• Aim
Please output every line of the material as it stands, without the pictures.

• Information provided
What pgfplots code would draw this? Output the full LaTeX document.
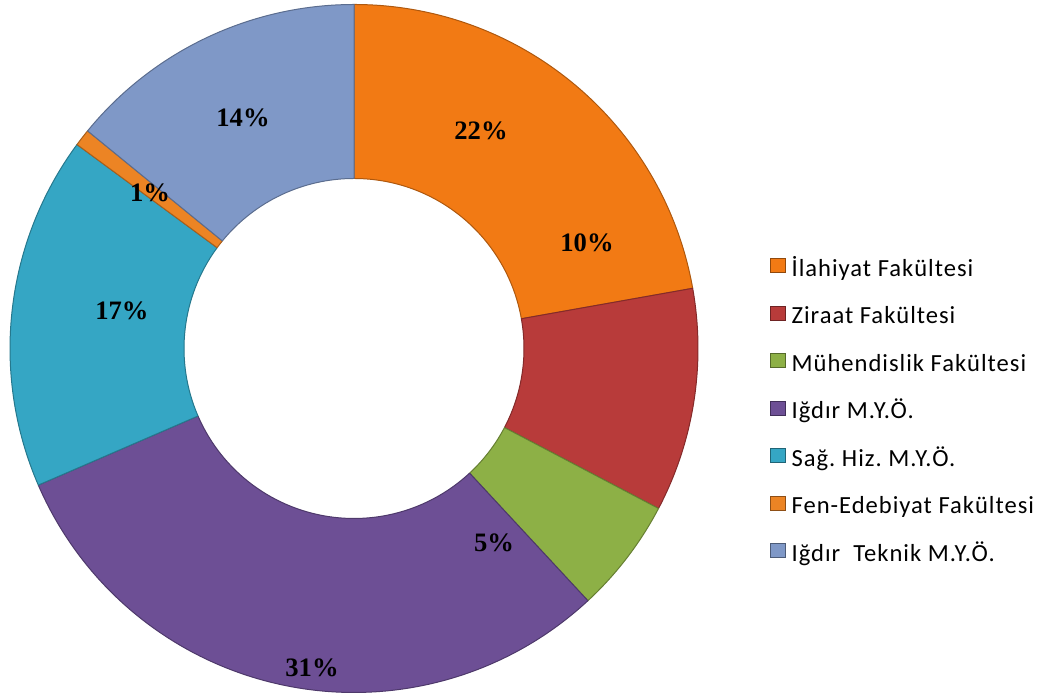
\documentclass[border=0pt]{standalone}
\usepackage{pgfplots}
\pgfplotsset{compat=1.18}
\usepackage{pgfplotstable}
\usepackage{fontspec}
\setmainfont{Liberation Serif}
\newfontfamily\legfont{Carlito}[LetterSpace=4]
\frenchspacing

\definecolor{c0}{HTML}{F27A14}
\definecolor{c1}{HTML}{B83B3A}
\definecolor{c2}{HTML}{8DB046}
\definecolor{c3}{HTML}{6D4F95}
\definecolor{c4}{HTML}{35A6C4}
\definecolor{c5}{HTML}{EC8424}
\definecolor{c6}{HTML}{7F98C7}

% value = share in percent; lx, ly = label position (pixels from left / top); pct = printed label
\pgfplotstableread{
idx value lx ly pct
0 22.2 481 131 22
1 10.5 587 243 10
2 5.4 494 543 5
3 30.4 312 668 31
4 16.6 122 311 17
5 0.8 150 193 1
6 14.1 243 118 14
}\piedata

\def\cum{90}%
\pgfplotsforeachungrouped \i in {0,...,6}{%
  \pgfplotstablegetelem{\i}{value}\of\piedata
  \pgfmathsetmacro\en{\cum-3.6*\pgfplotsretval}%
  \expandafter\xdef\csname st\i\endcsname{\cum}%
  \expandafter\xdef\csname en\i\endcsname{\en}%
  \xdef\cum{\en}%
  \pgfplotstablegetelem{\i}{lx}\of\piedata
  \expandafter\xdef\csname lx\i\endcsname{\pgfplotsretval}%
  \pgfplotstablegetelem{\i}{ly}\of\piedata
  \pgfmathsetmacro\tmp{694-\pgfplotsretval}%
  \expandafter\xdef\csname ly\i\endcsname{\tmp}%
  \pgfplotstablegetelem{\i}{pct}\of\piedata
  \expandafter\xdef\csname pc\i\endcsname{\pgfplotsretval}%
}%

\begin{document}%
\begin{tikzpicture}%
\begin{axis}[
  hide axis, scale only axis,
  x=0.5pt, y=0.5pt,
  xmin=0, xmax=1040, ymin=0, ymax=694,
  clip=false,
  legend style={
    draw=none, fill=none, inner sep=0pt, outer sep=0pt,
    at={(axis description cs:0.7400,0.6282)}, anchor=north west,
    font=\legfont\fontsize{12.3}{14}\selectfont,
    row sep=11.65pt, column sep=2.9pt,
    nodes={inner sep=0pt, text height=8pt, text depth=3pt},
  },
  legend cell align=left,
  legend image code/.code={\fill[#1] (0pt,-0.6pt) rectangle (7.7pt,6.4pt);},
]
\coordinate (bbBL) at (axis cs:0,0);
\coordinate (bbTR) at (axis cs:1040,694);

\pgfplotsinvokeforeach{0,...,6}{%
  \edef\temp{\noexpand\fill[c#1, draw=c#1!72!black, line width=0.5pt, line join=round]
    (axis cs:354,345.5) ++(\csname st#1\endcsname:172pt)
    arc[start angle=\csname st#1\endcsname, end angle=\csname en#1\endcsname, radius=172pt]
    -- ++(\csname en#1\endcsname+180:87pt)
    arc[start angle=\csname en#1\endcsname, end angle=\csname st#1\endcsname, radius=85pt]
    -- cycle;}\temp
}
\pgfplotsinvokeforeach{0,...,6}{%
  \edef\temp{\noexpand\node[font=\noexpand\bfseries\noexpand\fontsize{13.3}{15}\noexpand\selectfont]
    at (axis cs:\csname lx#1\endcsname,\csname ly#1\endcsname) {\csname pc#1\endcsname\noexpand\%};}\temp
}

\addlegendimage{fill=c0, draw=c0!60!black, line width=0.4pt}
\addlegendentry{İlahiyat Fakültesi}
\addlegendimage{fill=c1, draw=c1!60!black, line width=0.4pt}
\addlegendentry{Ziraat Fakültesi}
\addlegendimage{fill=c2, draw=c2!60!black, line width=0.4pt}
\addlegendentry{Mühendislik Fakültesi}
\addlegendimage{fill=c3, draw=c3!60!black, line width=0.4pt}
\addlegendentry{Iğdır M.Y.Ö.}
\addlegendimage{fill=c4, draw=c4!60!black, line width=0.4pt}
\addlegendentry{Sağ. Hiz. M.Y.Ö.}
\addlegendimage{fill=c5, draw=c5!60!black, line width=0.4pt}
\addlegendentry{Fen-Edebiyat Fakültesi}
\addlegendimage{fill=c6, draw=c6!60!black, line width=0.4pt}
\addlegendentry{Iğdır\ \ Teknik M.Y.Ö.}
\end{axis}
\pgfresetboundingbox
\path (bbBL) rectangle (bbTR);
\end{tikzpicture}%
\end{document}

• Finished exercise
What pgfplots code would draw this? Output the full LaTeX document.
\documentclass[border=0pt]{standalone}
\usepackage{pgfplots}
\pgfplotsset{compat=1.18}
\usepackage{pgfplotstable}
\usepackage{fontspec}
\setmainfont{Liberation Serif}
\newfontfamily\legfont{Carlito}[LetterSpace=4]
\frenchspacing

\definecolor{c0}{HTML}{F27A14}
\definecolor{c1}{HTML}{B83B3A}
\definecolor{c2}{HTML}{8DB046}
\definecolor{c3}{HTML}{6D4F95}
\definecolor{c4}{HTML}{35A6C4}
\definecolor{c5}{HTML}{EC8424}
\definecolor{c6}{HTML}{7F98C7}

% value = share in percent; lx, ly = label position (pixels from left / top); pct = printed label
\pgfplotstableread{
idx value lx ly pct
0 22.2 481 131 22
1 10.5 587 243 10
2 5.4 494 543 5
3 30.4 312 668 31
4 16.6 122 311 17
5 0.8 150 193 1
6 14.1 243 118 14
}\piedata

\def\cum{90}%
\pgfplotsforeachungrouped \i in {0,...,6}{%
  \pgfplotstablegetelem{\i}{value}\of\piedata
  \pgfmathsetmacro\en{\cum-3.6*\pgfplotsretval}%
  \expandafter\xdef\csname st\i\endcsname{\cum}%
  \expandafter\xdef\csname en\i\endcsname{\en}%
  \xdef\cum{\en}%
  \pgfplotstablegetelem{\i}{lx}\of\piedata
  \expandafter\xdef\csname lx\i\endcsname{\pgfplotsretval}%
  \pgfplotstablegetelem{\i}{ly}\of\piedata
  \pgfmathsetmacro\tmp{694-\pgfplotsretval}%
  \expandafter\xdef\csname ly\i\endcsname{\tmp}%
  \pgfplotstablegetelem{\i}{pct}\of\piedata
  \expandafter\xdef\csname pc\i\endcsname{\pgfplotsretval}%
}%

\begin{document}%
\begin{tikzpicture}%
\begin{axis}[
  hide axis, scale only axis,
  x=0.5pt, y=0.5pt,
  xmin=0, xmax=1040, ymin=0, ymax=694,
  clip=false,
  legend style={
    draw=none, fill=none, inner sep=0pt, outer sep=0pt,
    at={(axis description cs:0.7400,0.6282)}, anchor=north west,
    font=\legfont\fontsize{12.3}{14}\selectfont,
    row sep=11.65pt, column sep=2.9pt,
    nodes={inner sep=0pt, text height=8pt, text depth=3pt},
  },
  legend cell align=left,
  legend image code/.code={\fill[#1] (0pt,-0.6pt) rectangle (7.7pt,6.4pt);},
]
\coordinate (bbBL) at (axis cs:0,0);
\coordinate (bbTR) at (axis cs:1040,694);

\pgfplotsinvokeforeach{0,...,6}{%
  \edef\temp{\noexpand\fill[c#1, draw=c#1!72!black, line width=0.5pt, line join=round]
    (axis cs:354,345.5) ++(\csname st#1\endcsname:172pt)
    arc[start angle=\csname st#1\endcsname, end angle=\csname en#1\endcsname, radius=172pt]
    -- ++(\csname en#1\endcsname+180:87pt)
    arc[start angle=\csname en#1\endcsname, end angle=\csname st#1\endcsname, radius=85pt]
    -- cycle;}\temp
}
\pgfplotsinvokeforeach{0,...,6}{%
  \edef\temp{\noexpand\node[font=\noexpand\bfseries\noexpand\fontsize{13.3}{15}\noexpand\selectfont]
    at (axis cs:\csname lx#1\endcsname,\csname ly#1\endcsname) {\csname pc#1\endcsname\noexpand\%};}\temp
}

\addlegendimage{fill=c0, draw=c0!60!black, line width=0.4pt}
\addlegendentry{İlahiyat Fakültesi}
\addlegendimage{fill=c1, draw=c1!60!black, line width=0.4pt}
\addlegendentry{Ziraat Fakültesi}
\addlegendimage{fill=c2, draw=c2!60!black, line width=0.4pt}
\addlegendentry{Mühendislik Fakültesi}
\addlegendimage{fill=c3, draw=c3!60!black, line width=0.4pt}
\addlegendentry{Iğdır M.Y.Ö.}
\addlegendimage{fill=c4, draw=c4!60!black, line width=0.4pt}
\addlegendentry{Sağ. Hiz. M.Y.Ö.}
\addlegendimage{fill=c5, draw=c5!60!black, line width=0.4pt}
\addlegendentry{Fen-Edebiyat Fakültesi}
\addlegendimage{fill=c6, draw=c6!60!black, line width=0.4pt}
\addlegendentry{Iğdır\ \ Teknik M.Y.Ö.}
\end{axis}
\pgfresetboundingbox
\path (bbBL) rectangle (bbTR);
\end{tikzpicture}%
\end{document}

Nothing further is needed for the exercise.